The emphasis of the work at the University of Liverpool was on temporal and agent logics. In particular, we have focussed on four logics, namely, Computation Tree Logic (CTL), the monodic fragment of first-order linear-time temporal logic, Alternating-time Temporal Logic (ATL), and a novel temporal logic with capacity constraints.

For CTL we have developed a comprehensive approach to reasoning using resolution-based techniques. The approach requires a polynomial time computable transformation of an arbitrary CTL formula to an equi-satisfiable clausal normal form formulated in an extension of CTL with indexed existential path quantifiers. The calculus itself consists of a set of resolution rules which can be used as the basis for an EXPTIME decision procedure for the satisfiability problem of CTL. We have shown the correctness of the normal form transformation, calculus, and decision procedure. Furthermore, we have implemented the approach in the theorem prover CTL-RP, based on the first-order theorem prover SPASS. CTL-RP is the first implemented resolution system for CTL. In a system comparison that we conducted CTL-RP consistently performed better than other existing provers for CTL.

Following an analogous approach, we have developed a fair resolution-based semi-decision procedure for monodic first-order temporal logic. Here, the main advance over previous calculi and procedures is a solution to the fairness problem which tends to be given less attention than it deserves. Such a solution is essential to ensure that an automated procedure can systematically search for a proof for a given formula and is guaranteed to eventually find such a proof if it exists. To further improve the effectiveness of proof search we have investigated redundancy criteria for the resolution calculus underlying the approach. We have implemented the semi-decision procedure in the theorem prover TSPASS. The implementation is again based on the first-order theorem prover SPASS. This work is of particular significance for our project, as monodic first-order temporal logic is a suitable target logic for the translation of combinations of (propositional) temporal logic with modal and description logics, for example, epistemic temporal logic.

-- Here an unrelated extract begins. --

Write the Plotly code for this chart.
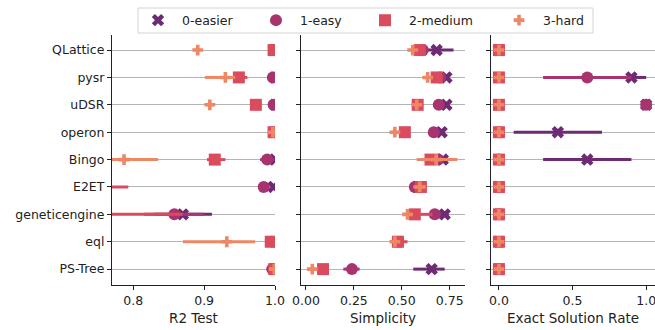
import plotly.graph_objects as go

methods = ["QLattice", "pysr", "uDSR", "operon", "Bingo", "E2ET",
           "geneticengine", "eql", "PS-Tree"]
levels = ["0-easier", "1-easy", "2-medium", "3-hard"]

# ---- R2 Test: mean, low, high per level ----
r2_mean = {
    "0-easier": [1.0, 1.0, 1.0, 1.0, 1.0, 0.998, 0.870, 1.0, 1.0],
    "1-easy":   [1.0, 0.997, 0.998, 1.0, 0.989, 0.984, 0.858, 1.0, 0.996],
    "2-medium": [0.998, 0.949, 0.973, 0.998, 0.915, 0.70, 0.70, 0.994, 0.999],
    "3-hard":   [0.891, 0.930, 0.908, 0.997, 0.787, 0.55, 0.50, 0.932, 0.999],
}
r2_lo = {
    "0-easier": [1.0, 1.0, 1.0, 1.0, 1.0, 0.997, 0.830, 1.0, 1.0],
    "1-easy":   [1.0, 0.995, 0.997, 1.0, 0.979, 0.982, 0.815, 1.0, 0.994],
    "2-medium": [0.997, 0.941, 0.972, 0.997, 0.904, 0.62, 0.60, 0.992, 0.998],
    "3-hard":   [0.888, 0.901, 0.904, 0.996, 0.760, 0.45, 0.40, 0.870, 0.998],
}
r2_hi = {
    "0-easier": [1.0, 1.0, 1.0, 1.0, 1.0, 0.999, 0.911, 1.0, 1.0],
    "1-easy":   [1.0, 0.999, 0.999, 1.0, 0.999, 0.986, 0.900, 1.0, 0.998],
    "2-medium": [0.999, 0.961, 0.974, 0.999, 0.930, 0.793, 0.870, 0.996, 1.0],
    "3-hard":   [0.894, 0.944, 0.912, 0.998, 0.835, 0.65, 0.60, 0.972, 1.0],
}

# ---- Simplicity ----
simp_mean = {
    "0-easier": [0.682, 0.733, 0.733, 0.708, 0.714, 0.58, 0.724, 0.48, 0.656],
    "1-easy":   [0.610, 0.700, 0.693, 0.667, 0.690, 0.568, 0.672, 0.48, 0.240],
    "2-medium": [0.594, 0.682, 0.583, 0.516, 0.650, 0.600, 0.568, 0.48, 0.089],
    "3-hard":   [0.557, 0.635, 0.578, 0.464, 0.680, 0.594, 0.530, 0.464, 0.033],
}
simp_lo = {
    "0-easier": [0.600, 0.725, 0.725, 0.700, 0.700, 0.57, 0.700, 0.47, 0.560],
    "1-easy":   [0.580, 0.690, 0.685, 0.660, 0.680, 0.550, 0.660, 0.47, 0.195],
    "2-medium": [0.560, 0.660, 0.575, 0.505, 0.610, 0.585, 0.530, 0.46, 0.075],
    "3-hard":   [0.545, 0.625, 0.570, 0.450, 0.578, 0.560, 0.520, 0.455, 0.020],
}
simp_hi = {
    "0-easier": [0.770, 0.740, 0.740, 0.716, 0.730, 0.59, 0.745, 0.49, 0.724],
    "1-easy":   [0.640, 0.710, 0.700, 0.675, 0.700, 0.590, 0.690, 0.49, 0.280],
    "2-medium": [0.620, 0.710, 0.590, 0.525, 0.690, 0.615, 0.660, 0.53, 0.100],
    "3-hard":   [0.570, 0.645, 0.585, 0.480, 0.790, 0.625, 0.550, 0.475, 0.050],
}

# ---- Exact Solution Rate ----
exact_mean = {
    "0-easier": [0.0, 0.9, 1.0, 0.4, 0.6, 0.0, 0.0, 0.0, 0.0],
    "1-easy":   [0.0, 0.6, 1.0, 0.0, 0.0, 0.0, 0.0, 0.0, 0.0],
    "2-medium": [0.0, 0.0, 0.0, 0.0, 0.0, 0.0, 0.0, 0.0, 0.0],
    "3-hard":   [0.0, 0.0, 0.0, 0.0, 0.0, 0.0, 0.0, 0.0, 0.0],
}
exact_lo = {
    "0-easier": [0.0, 0.8, 1.0, 0.1, 0.3, 0.0, 0.0, 0.0, 0.0],
    "1-easy":   [0.0, 0.3, 1.0, 0.0, 0.0, 0.0, 0.0, 0.0, 0.0],
    "2-medium": [0.0] * 9,
    "3-hard":   [0.0] * 9,
}
exact_hi = {
    "0-easier": [0.0, 1.0, 1.0, 0.7, 0.9, 0.0, 0.0, 0.0, 0.0],
    "1-easy":   [0.0, 0.9, 1.0, 0.0, 0.0, 0.0, 0.0, 0.0, 0.0],
    "2-medium": [0.0] * 9,
    "3-hard":   [0.0] * 9,
}

colors = {"0-easier": "#6f2a74", "1-easy": "#a8346f",
          "2-medium": "#db4b5e", "3-hard": "#ee8763"}
symbols = {"0-easier": "x", "1-easy": "circle",
           "2-medium": "square", "3-hard": "cross"}
sizes = {"0-easier": 11, "1-easy": 12, "2-medium": 12, "3-hard": 9}

H = 330
W = 655

# legend symbol x-positions (px) of the reference legend columns
legend_ids = {"0-easier": "legend", "1-easy": "legend2",
              "2-medium": "legend3", "3-hard": "legend4"}
legend_sym_px = {"0-easier": 158, "1-easy": 276,
                 "2-medium": 385, "3-hard": 519}

panels = [
    ("x", "y", r2_mean, r2_lo, r2_hi),
    ("x2", "y2", simp_mean, simp_lo, simp_hi),
    ("x3", "y3", exact_mean, exact_lo, exact_hi),
]

fig = go.Figure()
for pi, (xa, ya, mean, lo, hi) in enumerate(panels):
    for lv in levels:
        m = mean[lv]
        plus = [h - v for h, v in zip(hi[lv], m)]
        minus = [v - l for v, l in zip(m, lo[lv])]
        fig.add_trace(go.Scatter(
            x=m, y=methods, xaxis=xa, yaxis=ya,
            mode="markers", name=lv, showlegend=(pi == 0),
            legend=legend_ids[lv], legendgroup=lv,
            marker=dict(symbol=symbols[lv], size=sizes[lv], color=colors[lv],
                        line=dict(width=0)),
            error_x=dict(type="data", array=plus, arrayminus=minus,
                         symmetric=False, thickness=3, width=0,
                         color=colors[lv]),
        ))

font = dict(family="DejaVu Sans", size=12.5, color="#222")
title_font = dict(family="DejaVu Sans", size=13.5, color="#222")
axis_common = dict(showline=True, linecolor="#222", linewidth=1.2,
                   ticks="outside", ticklen=4, tickcolor="#222",
                   showgrid=False, zeroline=False, tickfont=font,
                   automargin=False, ticklabeloverflow="allow")

ydom = [1 - 285 / H, 1 - 35 / H]

legend_layouts = {}
for lv in levels:
    legend_layouts[legend_ids[lv]] = dict(
        orientation="h", x=(legend_sym_px[lv] - 24) / W, xanchor="left",
        y=1 - 20.5 / H, yanchor="middle", borderwidth=0,
        bgcolor="rgba(0,0,0,0)", itemwidth=38,
        font=dict(family="DejaVu Sans", size=12.5, color="#222"),
        itemsizing="trace")

fig.update_layout(
    template="none",
    width=W, height=H,
    margin=dict(l=0, r=0, t=0, b=0, pad=0),
    paper_bgcolor="white", plot_bgcolor="white",
    font=font,
    showlegend=True,
    xaxis=dict(domain=[112 / W, 275 / W], range=[0.77, 1.0],
               tickvals=[0.8, 0.9, 1.0], ticktext=["0.8", "0.9", "1.0"],
               title=dict(text="R2 Test", font=title_font, standoff=6),
               anchor="y", **axis_common),
    xaxis2=dict(domain=[301 / W, 465 / W], range=[-0.026, 0.83],
                tickvals=[0, 0.25, 0.5, 0.75],
                ticktext=["0.00", "0.25", "0.50", "0.75"],
                title=dict(text="Simplicity", font=title_font, standoff=6),
                anchor="y2", **axis_common),
    xaxis3=dict(domain=[491 / W, 1.0], range=[-0.054, 1.06],
                tickvals=[0, 0.5, 1.0], ticktext=["0.0", "0.5", "1.0"],
                title=dict(text="Exact Solution Rate", font=title_font, standoff=6),
                anchor="y3", **axis_common),
    shapes=[dict(type="rect", xref="paper", yref="paper",
                 x0=138 / W, x1=593 / W, y0=1 - 33 / H, y1=1 - 8 / H,
                 line=dict(color="#d4d4d4", width=1), fillcolor="white",
                 layer="below")],
    **legend_layouts,
)

yax = dict(domain=ydom, type="category", categoryorder="array",
           categoryarray=methods, range=[8.58, -0.55],
           showline=True, linecolor="#222", linewidth=1.2,
           ticks="outside", ticklen=4, tickcolor="#222",
           showgrid=True, gridcolor="#b4b4b4", gridwidth=1.1,
           zeroline=False, tickfont=font, automargin=False)
fig.update_layout(
    yaxis=dict(anchor="x", **yax),
    yaxis2=dict(anchor="x2", showticklabels=False, **yax),
    yaxis3=dict(anchor="x3", showticklabels=False, **yax),
)

fig.write_html(
    "out.html",
    config={"displayModeBar": False},
    post_script="document.body.style.margin='0';"
                "document.body.style.overflow='hidden';",
)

We have also started to investigate a resolution-based decision procedure for ATL. We have completed work on a transformation of arbitrary ATL formulae into a clausal normal form, which then forms the basis for a resolution-based calculus for ATL.

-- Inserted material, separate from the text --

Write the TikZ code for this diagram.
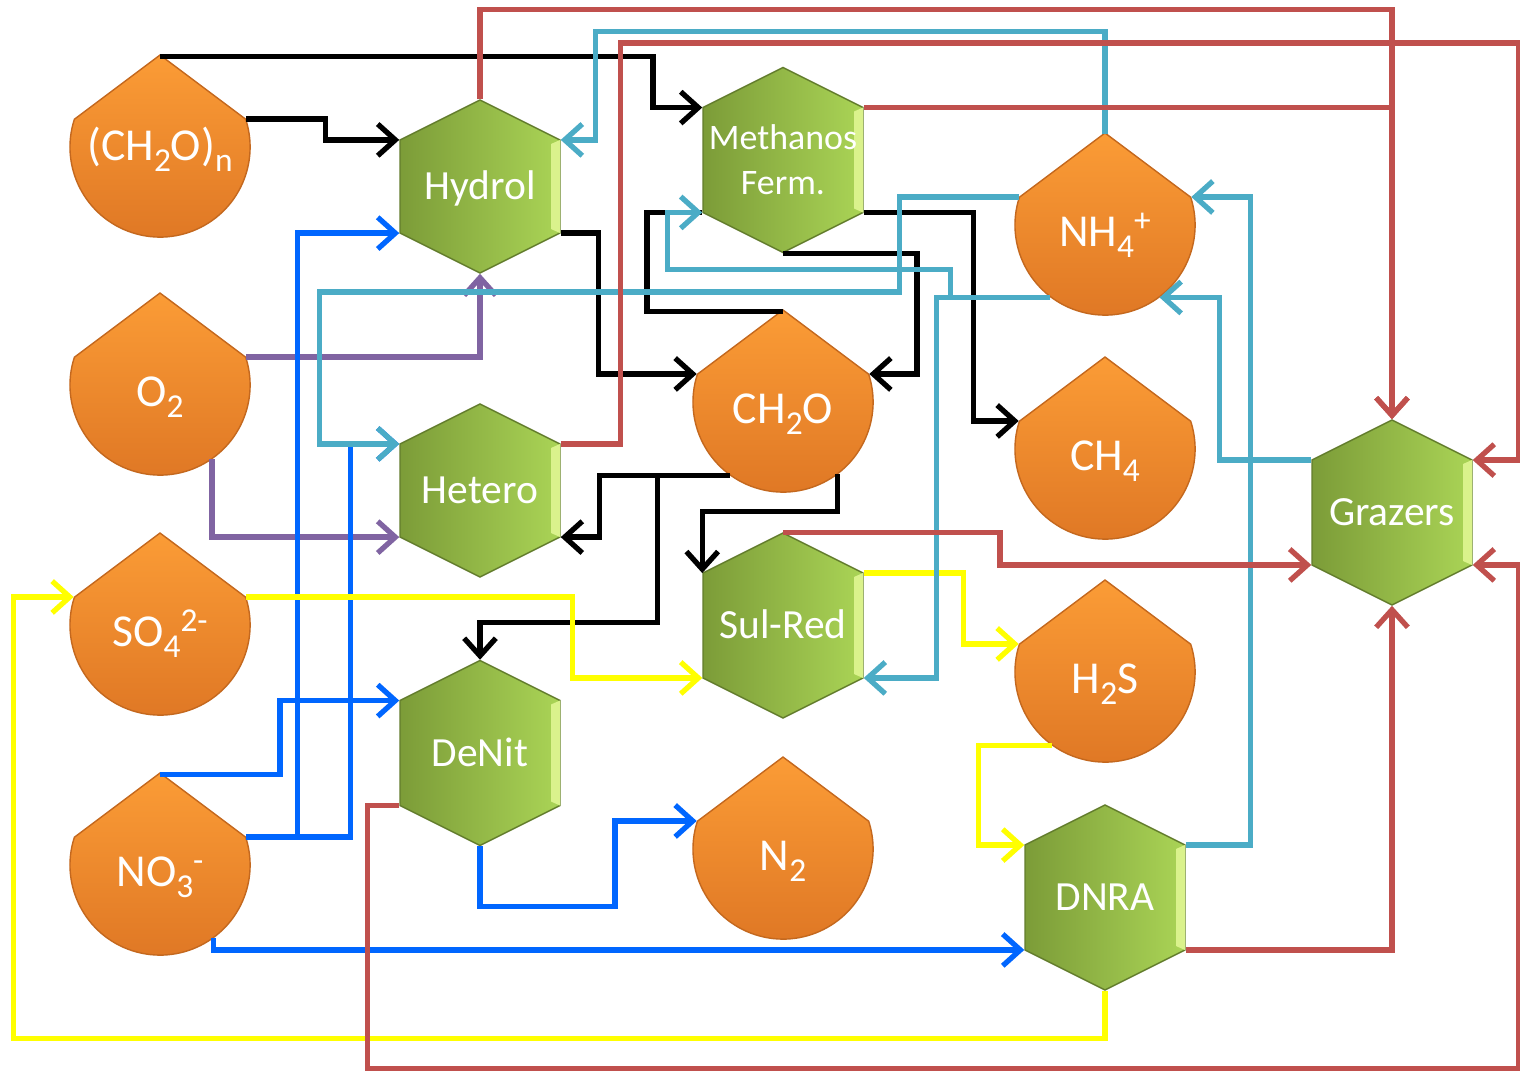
\documentclass[tikz,border=0pt]{standalone}
\usepackage{fontspec}
\setmainfont{Carlito}
\usetikzlibrary{arrows.meta}
\definecolor{hexdark}{RGB}{124,156,56}
\definecolor{hexlight}{RGB}{170,212,86}
\definecolor{hexedge}{RGB}{218,242,140}
\definecolor{droptop}{RGB}{251,156,54}
\definecolor{dropbottom}{RGB}{222,118,36}
\definecolor{dropedge}{RGB}{196,104,30}
\definecolor{linepurple}{RGB}{128,100,162}
\definecolor{lineblue}{RGB}{0,102,255}
\definecolor{lineyellow}{RGB}{255,255,0}
\definecolor{linecyan}{RGB}{75,172,198}
\definecolor{linered}{RGB}{192,80,77}
\newcommand{\lowsub}[1]{\raisebox{-3.2pt}{\fontsize{9.5}{10}\selectfont #1}}
\newcommand{\highsup}[1]{\raisebox{4.2pt}{\fontsize{9.5}{10}\selectfont #1}}
\newcommand{\hexcell}[6][text height=8pt,text depth=0.5pt]{%
  \shade[hexfill] (#3,#4) ++(0,-#5/2-40) -- ++(-80,40) -- ++(0,#5) -- ++(80,40) -- ++(80,-40) -- ++(0,-#5) -- cycle;
  \fill[hexedge] (#3+71,#4-#5/2+4) -- (#3+80,#4-#5/2) -- (#3+80,#4+#5/2) -- (#3+71,#4+#5/2-4) -- cycle;
  \node[hexlabel,minimum height={(#5+80)*0.28453pt},#1] (#2) at (#3,#4) {#6};
}
\newcommand{\dropcell}[5][text height=12pt]{%
  \shade[dropfill] (#3,#4-92) -- (#3-85.6,#4-27.8) arc[start angle=162,end angle=378,radius=0.9cm] -- cycle;
  \node[droplabel,#1] (#2) at (#3,#4) {#5};
}

\begin{document}
\begin{tikzpicture}[x=0.01cm,y=-0.01cm,
  hexfill/.style={left color=hexdark,right color=hexlight,draw=hexdark!80!black,line width=0.4pt},
  hexlabel/.style={rectangle,inner sep=0pt,minimum width=1.6cm,text=white,align=center,font=\fontsize{11.8}{14}\selectfont},
  dropfill/.style={top color=droptop,bottom color=dropbottom,draw=dropedge,line width=0.4pt},
  droplabel/.style={circle,inner sep=0pt,minimum size=1.8cm,text depth=0pt,text=white,font=\fontsize{13}{15}\selectfont},
  flow/.style={line width=1.5pt,-{Straight Barb[length=5pt,width=9pt]}},
  carbon/.style={flow,black},
  oxy/.style={flow,linepurple},
  nitrate/.style={flow,lineblue},
  sulfur/.style={flow,lineyellow},
  ammon/.style={flow,linecyan},
  graze/.style={flow,linered}]
\path[use as bounding box,fill=white] (0,0) rectangle (1520,1072);

\hexcell{hydrol}{480}{186.5}{93}{Hydrol}
\hexcell{hetero}{480}{490.5}{93}{Hetero}
\hexcell[font=\fontsize{10.2}{12.8}\selectfont]{methf}{783}{160}{105}{Methanos\\Ferm.}
\hexcell{sulred}{783}{625.5}{105}{Sul-Red}
\hexcell{denit}{480}{753}{105}{DeNit}
\hexcell{dnra}{1105}{897.5}{105}{DNRA}
\hexcell{grazers}{1392}{512.5}{105}{Grazers}

\dropcell[text height=7.4pt]{chn}{160}{147}{(CH\lowsub{2}O)\lowsub{n}}
\dropcell{otwo}{160}{385}{O\lowsub{2}}
\dropcell{sofour}{160}{625}{SO\lowsub{4}\highsup{2-}}
\dropcell{nothree}{160}{865}{NO\lowsub{3}\highsup{-}}
\dropcell{cho}{783}{402}{CH\lowsub{2}O}
\dropcell{nhfour}{1105}{225}{NH\lowsub{4}\highsup{+}}
\dropcell{chfour}{1105}{449}{CH\lowsub{4}}
\dropcell{hts}{1105}{672}{H\lowsub{2}S}
\dropcell{ntwo}{783}{849}{N\lowsub{2}}

\draw[carbon] (chn.north) -- ++(493,0) |- (methf.147);
\draw[carbon] (chn.18) -- ++(79,0) |- (hydrol.150);
\draw[carbon] (hydrol.330) -- ++(38,0) |- (cho.162);
\draw[carbon] (methf.327) -- ++(110,0) |- (chfour.162);
\draw[carbon] (methf.south) -- ++(134,0) |- (cho.18);
\draw[carbon,-] (cho.north) -- ++(-136,0) |- (methf.213);
\draw[carbon] (cho.-126) -- ++(-130,0) |- (hetero.330);
\draw[carbon] (cho.-126) -- ++(-72,0) -- ++(0,147) -| (denit.north);
\draw[carbon] (cho.-53) -- ++(0,37) -| (sulred.147);

\draw[oxy] (otwo.18) -| (hydrol.south);
\draw[oxy] (otwo.-55) |- (hetero.210);

\draw[nitrate] (nothree.18) -- ++(51,0) |- (hydrol.210);
\draw[nitrate] (nothree.18) -- ++(104,0) |- (hetero.150);
\draw[nitrate] (nothree.north) -- ++(120,0) |- (denit.147);
\draw[nitrate] (nothree.-54) |- (dnra.213);
\draw[nitrate] (denit.south) -- ++(0,60) -- ++(135,0) |- (ntwo.162);

\draw[sulfur] (sofour.18) -- ++(326,0) |- (sulred.213);
\draw[sulfur] (sulred.33) -- ++(100,0) |- (hts.162);
\draw[sulfur] (hts.-126) -- ++(-73,0) |- (dnra.147);
\draw[sulfur] (dnra.south) -- ++(0,48) -| ([xshift=-0.6cm]sofour.162) -- (sofour.162);

\draw[ammon] (nhfour.north) -- ++(0,-103) -| ([xshift=0.35cm]hydrol.30) -- (hydrol.30);
\draw[ammon] (nhfour.162) -- ++(-119,0) -- ++(0,95) -| ([xshift=-0.8cm]hetero.150) -- (hetero.150);
\draw[ammon] (nhfour.-127) -- ++(-100,0) -- ++(0,-28) -| ([xshift=-0.35cm]methf.213) -- (methf.213);
\draw[ammon] (nhfour.-127) -- ++(-114,0) |- (sulred.327);
\draw[ammon] (grazers.147) -- ++(-92,0) |- (nhfour.-53);
\draw[ammon] (dnra.33) -- ++(65,0) |- (nhfour.18);

\draw[graze] (hydrol.north) -- ++(0,-90) -| (grazers.north);
\draw[graze] (methf.33) -| (grazers.north);
\draw[graze] (hetero.30) -- ++(60,0) -- ++(0,-401) -| ([xshift=0.46cm]grazers.33) -- (grazers.33);
\draw[graze] (sulred.north) -- ++(217,0) |- (grazers.213);
\draw[graze] (dnra.327) -| (grazers.south);
\draw[graze] (denit.213) -- ++(-32,0) -- ++(0,263) -| ([xshift=0.46cm]grazers.327) -- (grazers.327);
\end{tikzpicture}
\end{document}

Finally, we have investigated a novel propositional temporal logic, called TLX, where propositions are constrained such that at most N, or exactly M, can hold at any moment in time. Both a resolution calculus and a tableau calculus were developed for this logic. The tableau calculus was further extended to a combination of TLX with epistemic logic. A number of applications of TLX have been investigated, in particular, the specification of robot swarms. An implementation of the tableau calculus for TLX is currently being developed.

Overall, the project has resulted in practical proof systems for a variety of temporal and agent logics and also produced
several freely available theorem provers for these logics.
Exploitation Route For CTL, we again have developed an ordered resolution calculus and a good implementation of this calculus, CTL-RP. However, CTL-RP performs badly on a class of benchmark formulae derived from business process synthesis (though most other provers do not perform well on these problems either). This is rather disappointing since business process modelling, compliance checking, and synthesis is an interesting application area. We intend to investigate why this is the case. Another line of research in this area are extensions of CTL. We have found a counterexample for the correctness of a resolution calculus for ECTL and ECTL+ by Basukoski and Bolotov. A sound and complete resolution calculus for ECTL and ECTL+ is therefore still an open problem that we intend to investigate.

While our work on the project has provided a good foundation for a resolution-based calculus for ATL, this work remains to be completed. In addition, there are many extensions of alternating-time temporal logic that have been suggested in the literature, including extensions with epistemic, counterfactual, commitment operators and extensions to first-order logic, likewise there are many interesting extensions of propositional dynamic logic including combinations of propositional dynamic logic with temporal logics. The downside of some of these extensions is that for some of them not even the model checking problem is decidable. However, this might open the possibility to investigate decidable fragments of such logics.
Sectors Digital/Communication/Information Technologies (including Software)

URL http://cgi.csc.liv.ac.uk/~ullrich/PRAWOMAS/
 
Description The project has investigated and developed reasoning method for a range of non-classical logics, in particular, for Computation Tree Logic (CTL), the monodic fragment of first-order linear-time temporal logic, the next-time fragment of Alternating-time Temporal Logic (ATL), and a novel temporal logic with capacity constraints (TLX). For Computation Tree Logic and the monodic fragment of first-order temporal logic we also have developed implementations of our reasoning methods that are available as open source software. Such reasoning methods and the software systems implementing are a necessary basis for the formal verification of software and hardware systems whose specification involves notions of time or actions. An area in which we are particularly active and have used the logics and software systems developed in this project is the specification of robot swarms. We are publicising our results outside the Logic and Automated Reasoning communities and are trying to collaborate with industry in this area.
 
Title CTL-RP 
Description CTL-RP is an implementation of a resolution-based method for Computation Tree Logic (CTL). The method requires a transformation of an arbitrary CTL formula to an equi-satisfiable clausal normal form formulated in an extension of CTL with indexed path formulae. The calculus itself consists of a set of resolution rules which can be used for an EXPTIME decision procedure for the satisfiability problem of CTL. 
Type Of Technology Software 
Year Produced 2010 
Open Source License? Yes  
Impact CTL-RP has shown to be a useful addition to the current set of tools available for CTL. 
URL http://cgi.csc.liv.ac.uk/~lan/softwares.html
 
Title TSPASS 
Description TSPASS is an implementation of the ordered fine-grained resolution with selection calculus for monodic first-order temporal logic. Monodic first-order temporal logic is a semi-decidable fragment of first-order temporal logic. In contrast to earlier resolution-based provers for this logic, TSPASS is able to construct fair derivations which means that for any theorem of monodic first-order temporal logic TSPASS is guaranteed to eventually produce a proof. 
Type Of Technology Software 
Year Produced 2010 
Impact TeMP has been used in a number of contexts in which monodic first-order temporal has been utilised as a specification language.